I had never played hockey with Grade 7 and 8’s before. I did have one big game against Jim and his hockey buddy, Randy. It was a game of two-on-two. Norman was my team mate. Norman was a tough, wiry farm kid like me, only bigger. Randy was a smoothie. He could skate real circles, turn both left and right with the puck, skate backwards. He was amazing. Randy also laughed and talked as he was doing it. One time during the game, he skated toward us with the puck.

“Now you see it,” he said as he pushed the puck toward me. I swatted at it. “Now you don’t,” he laughed as he pulled the puck back over with the toe of his stick, and pulled it around me, depositing it into the empty net.

The nets were actually made with a pair of farm boots acting as goal posts at each end. They made really good nets because if you did shoot a raiser, they could bounce off the top of the boot and into the net or bounce wide of it.

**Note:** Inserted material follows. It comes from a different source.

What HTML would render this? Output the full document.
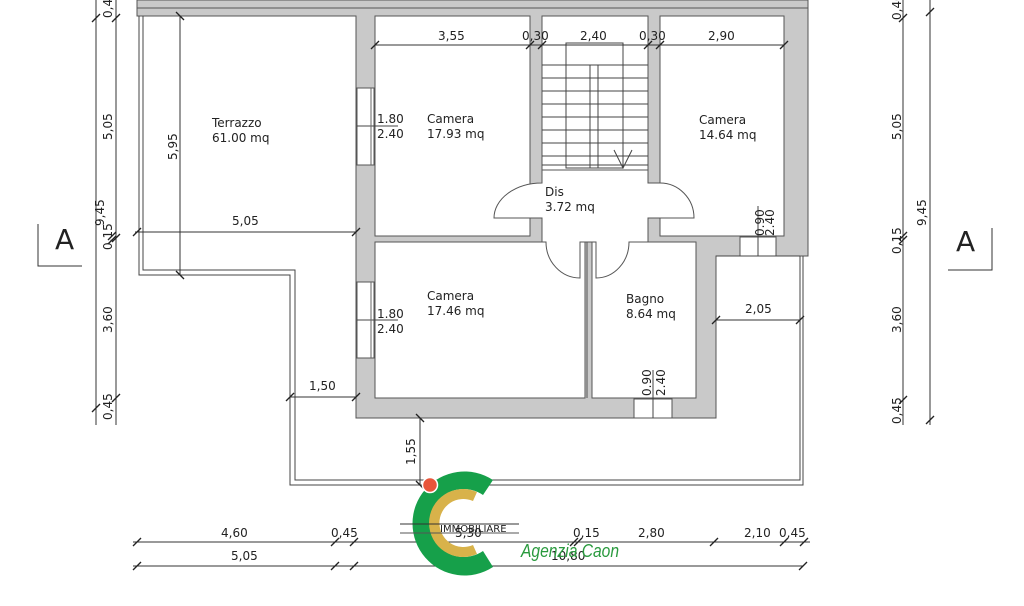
<!DOCTYPE html>
<html><head><meta charset="utf-8"><style>
html,body{margin:0;padding:0;background:#fff;}
svg{display:block;}
text{font-family:"DejaVu Sans","Liberation Sans",sans-serif;fill:#222;}
</style></head><body>
<svg width="1024" height="606" viewBox="0 0 1024 606" xmlns="http://www.w3.org/2000/svg">
<rect width="1024" height="606" fill="#fff"/>
<path d="M137,0 H808 V256 H716 V418 H356 V16 H137 Z" fill="#c9c9c9" stroke="#555" stroke-width="1"/>
<line x1="137" y1="8" x2="808" y2="8" stroke="#555" stroke-width="1"/>
<g fill="#fff" stroke="#555" stroke-width="1">
<rect x="375" y="16" width="155" height="220"/>
<rect x="542" y="16" width="106" height="154"/>
<rect x="660" y="16" width="124" height="220"/>
<rect x="375" y="242" width="210" height="156"/>
<rect x="592" y="242" width="104" height="156"/>
<path d="M542,170 H648 V183 H660 A34,35 0 0 1 694,218 H648 V242 H629 A33,36 0 0 1 596,278 V242 H580 V278 A34,36 0 0 1 546,242 H542 V218 H494 A48,35 0 0 1 542,183 Z"/>
<rect x="357" y="88" width="17" height="77"/>
<rect x="357" y="282" width="17" height="76"/>
<rect x="740" y="237" width="36" height="19"/>
<rect x="634" y="399" width="38" height="19"/>
</g>
<line x1="357" y1="126" x2="398" y2="126" stroke="#444"/>
<line x1="357" y1="320" x2="398" y2="320" stroke="#444"/>
<line x1="371" y1="88" x2="371" y2="165" stroke="#666"/>
<line x1="371" y1="282" x2="371" y2="358" stroke="#666"/>
<line x1="758" y1="206" x2="758" y2="256" stroke="#444"/>
<line x1="653" y1="370" x2="653" y2="418" stroke="#444"/>
<line x1="587" y1="242" x2="587" y2="398" stroke="#555"/>
<g stroke="#444" stroke-width="1" fill="none">
<rect x="566" y="43" width="57" height="125"/>
<rect x="590" y="65" width="8" height="103"/>
<line x1="542" y1="65" x2="648" y2="65"/><line x1="542" y1="78" x2="648" y2="78"/>
<line x1="542" y1="91" x2="648" y2="91"/><line x1="542" y1="104" x2="648" y2="104"/>
<line x1="542" y1="117" x2="648" y2="117"/><line x1="542" y1="130" x2="648" y2="130"/>
<line x1="542" y1="143" x2="648" y2="143"/><line x1="542" y1="156" x2="648" y2="156"/>
<line x1="542" y1="165" x2="648" y2="165"/>
<polyline points="614,150 623,168 632,150"/>
</g>
<g stroke="#444" stroke-width="1" fill="none">
<path d="M139,16 V275 H290 V485 H803 V256"/>
<path d="M143,16 V270 H295 V480 H800 V256"/>
<line x1="716" y1="256" x2="800" y2="256"/>
</g>
<g stroke="#333" stroke-width="1" fill="none">
<line x1="375" y1="45" x2="784" y2="45"/>
<line x1="135" y1="232" x2="356" y2="232"/>
<line x1="180" y1="16" x2="180" y2="275"/>
<line x1="290" y1="397" x2="356" y2="397"/>
<line x1="716" y1="320" x2="800" y2="320"/>
<line x1="420" y1="418" x2="420" y2="485"/>
<line x1="96" y1="0" x2="96" y2="425"/>
<line x1="116" y1="0" x2="116" y2="425"/>
<line x1="903" y1="0" x2="903" y2="425"/>
<line x1="930" y1="0" x2="930" y2="425"/>
<line x1="133" y1="542" x2="810" y2="542"/>
<line x1="133" y1="566" x2="803" y2="566"/>
<polyline points="38,224 38,266 82,266"/>
<polyline points="992,228 992,270 948,270"/>
</g>
<g stroke="#222" stroke-width="1.3">
<line x1="371" y1="49" x2="379" y2="41"/><line x1="526" y1="49" x2="534" y2="41"/><line x1="538" y1="49" x2="546" y2="41"/>
<line x1="644" y1="49" x2="652" y2="41"/><line x1="656" y1="49" x2="664" y2="41"/><line x1="780" y1="49" x2="788" y2="41"/>
<line x1="133" y1="236" x2="141" y2="228"/><line x1="352" y1="236" x2="360" y2="228"/>
<line x1="176" y1="12" x2="184" y2="20"/><line x1="176" y1="271" x2="184" y2="279"/>
<line x1="286" y1="401" x2="294" y2="393"/><line x1="352" y1="401" x2="360" y2="393"/>
<line x1="712" y1="324" x2="720" y2="316"/><line x1="796" y1="324" x2="804" y2="316"/>
<line x1="416" y1="414" x2="424" y2="422"/><line x1="416" y1="481" x2="424" y2="489"/>
<line x1="92" y1="22" x2="100" y2="14"/><line x1="112" y1="22" x2="120" y2="14"/>
<line x1="108" y1="240" x2="116" y2="232"/><line x1="108" y1="244" x2="116" y2="236"/><line x1="112" y1="242" x2="120" y2="234"/>
<line x1="92" y1="412" x2="100" y2="404"/><line x1="112" y1="402" x2="120" y2="394"/>
<line x1="899" y1="22" x2="907" y2="14"/><line x1="926" y1="16" x2="934" y2="8"/>
<line x1="899" y1="244" x2="907" y2="236"/><line x1="899" y1="240" x2="907" y2="232"/>
<line x1="899" y1="404" x2="907" y2="396"/><line x1="926" y1="424" x2="934" y2="416"/>
<line x1="133" y1="546" x2="141" y2="538"/><line x1="331" y1="546" x2="339" y2="538"/><line x1="350" y1="546" x2="358" y2="538"/>
<line x1="570" y1="546" x2="578" y2="538"/><line x1="574" y1="546" x2="582" y2="538"/><line x1="710" y1="546" x2="718" y2="538"/>
<line x1="780" y1="546" x2="788" y2="538"/><line x1="800" y1="546" x2="808" y2="538"/>
<line x1="133" y1="570" x2="141" y2="562"/><line x1="331" y1="570" x2="339" y2="562"/><line x1="350" y1="570" x2="358" y2="562"/><line x1="799" y1="570" x2="807" y2="562"/>
</g>
<g font-size="12">
<text x="212" y="127">Terrazzo</text><text x="212" y="142">61.00 mq</text>
<text x="427" y="123">Camera</text><text x="427" y="138">17.93 mq</text>
<text x="699" y="124">Camera</text><text x="699" y="139">14.64 mq</text>
<text x="545" y="196">Dis</text><text x="545" y="211">3.72 mq</text>
<text x="427" y="300">Camera</text><text x="427" y="315">17.46 mq</text>
<text x="626" y="303">Bagno</text><text x="626" y="318">8.64 mq</text>
<text x="377" y="123">1.80</text><text x="377" y="138">2.40</text>
<text x="377" y="318">1.80</text><text x="377" y="333">2.40</text>
<text x="438" y="40">3,55</text><text x="522" y="40">0,30</text><text x="580" y="40">2,40</text><text x="639" y="40">0,30</text><text x="708" y="40">2,90</text>
<text x="232" y="225">5,05</text><text x="309" y="390">1,50</text><text x="745" y="313">2,05</text>
<text x="221" y="537">4,60</text><text x="331" y="537">0,45</text><text x="455" y="537">5,30</text><text x="573" y="537">0,15</text><text x="638" y="537">2,80</text><text x="744" y="537">2,10</text><text x="779" y="537">0,45</text>
<text x="231" y="560">5,05</text><text x="551" y="560">10,80</text>
</g>
<g font-size="12">
<text transform="translate(177,160) rotate(-90)">5,95</text>
<text transform="translate(415,465) rotate(-90)">1,55</text>
<text transform="translate(112,140) rotate(-90)">5,05</text>
<text transform="translate(112,250) rotate(-90)">0,15</text>
<text transform="translate(112,333) rotate(-90)">3,60</text>
<text transform="translate(112,420) rotate(-90)">0,45</text>
<text transform="translate(112,18) rotate(-90)">0,40</text>
<text transform="translate(104,226) rotate(-90)">9,45</text>
<text transform="translate(901,140) rotate(-90)">5,05</text>
<text transform="translate(901,254) rotate(-90)">0,15</text>
<text transform="translate(901,333) rotate(-90)">3,60</text>
<text transform="translate(901,424) rotate(-90)">0,45</text>
<text transform="translate(901,20) rotate(-90)">0,40</text>
<text transform="translate(926,226) rotate(-90)">9,45</text>
<text transform="translate(764,236) rotate(-90)">0.90</text><text transform="translate(774,236) rotate(-90)">2.40</text>
<text transform="translate(651,396) rotate(-90)">0.90</text><text transform="translate(665,396) rotate(-90)">2.40</text>
</g>
<text x="55" y="249" font-size="28">A</text>
<text x="956" y="251" font-size="28">A</text>
<path d="M493,480 A52,52 0 1 0 493,567 L483,551 A34,34 0 1 1 483,495 Z" fill="#16a04a"/>
<path d="M477,492 A34,34 0 1 0 477,554 L473,545 A24,24 0 1 1 473,501 Z" fill="#d8b24a"/>
<circle cx="430" cy="485" r="7.5" fill="#e8553a" stroke="#fff" stroke-width="1.5"/>
<line x1="400" y1="524" x2="519" y2="524" stroke="#333"/>
<line x1="400" y1="533" x2="519" y2="533" stroke="#555"/>
<text x="440" y="532" font-size="10" fill="#333">IMMOBILIARE</text>
<text x="521" y="557" font-size="18" font-style="italic" textLength="98" lengthAdjust="spacingAndGlyphs" style="fill:#2a9a3e;font-family:'Liberation Sans',sans-serif">Agenzia Caon</text>
</svg>
</body></html>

Jim seemed to be able to do whatever he wanted. He would skate through us, pass the puck back to Randy, play keep-away with it and generally have fun. But there was one significant aspect about his horseplay with us. He did all of this before he scored his first goal, but not after. After he scored the first goal, he played net. Sometimes, he would just stand there and stickhandle it by and through us, right there in the crease. He would pull the puck to his skates, kick it back and pull it back and through his legs. We would work hard in the crease trying to get the puck, from our second grade superstar, he pulling it through our legs with ease, back and forth, like a magician. He would sometimes lift the puck up into the air, to send Randy on a breakaway, on the empty net. Randy would go at it slow sometimes, letting us catch up, maybe circle us a couple of times, before depositing the puck in the net.

We won that game 10 to 9. Norman and I worked furiously. Jim played goal and Randy had good practice. We were his pylons, except that we were better than pylons because we could move—a little bit anyway.

The big day came. The big guys announced that the ice was frozen. They asked everyone to bring their skates, including the girls, but not the Grade 2’s.

“No one under Grade 7 can play,” they said, except for Tom and Don. They were in Grade 6, I think, “and Jim, of course. Jim can play,” they said, “because he is better than us,” someone joked, but no one laughed in case it was true.

“We’re going to play real hockey,” they said, “and we can’t have any ankle benders on the ice. We don’t want any babies on the ice, either,” they added, and laughed.

Jim looked at them and put his arm around my shoulders. He stood about a foot taller than me.

“No way!” Jim said. “Joe helped us build this rink. He helped us every day. If Joe can’t play, I’m not playing either.”

I was nervous and amazed at how he stood up to them for me. They were his friends after all. They spoke about him in superlatives. I expected them to say, “He can’t even skate.” Instead, to my surprise, they said, “Okay, Jim, you’re right. Joe can play too.” I had made the big time.

The next day, I thought about asking my mother to tie my skates before I got on the bus to go to school. I asked her, but she ignored me, so I picked them up the wrong way, not knowing to hold them by the laces, clashed the blades together and went out to wait for the bus. It didn’t matter if I clashed them together. I could look as good as Team Canada was looking now, against the Russians, them swirling around us. Besides, clashing the blades together wouldn’t hurt my skates. They had never been sharpened. They were dull as dull can be anyway.

That day, at noon hour, I did the best I could to tie the skates tightly. I pulled at the laces as hard as I could and then secured them with two first shoe knots. I thought they would hold tight.

Jim scored a few goals against the big guys. I wasn’t in the play much, usually trailing it by a considerable distance, both ways down the ice. But they said I made a few good plays. Every time I got the puck, I gave it to Jim right away or tried to. That was always a good play. On one goal, one of the big guys said I got an assist. I didn’t know what that meant, but he rubbed his hockey glove over my head, knocking my hat to the ice. I picked it up. “Good play,” he said. I think he said that part to Jim, but I’m not sure.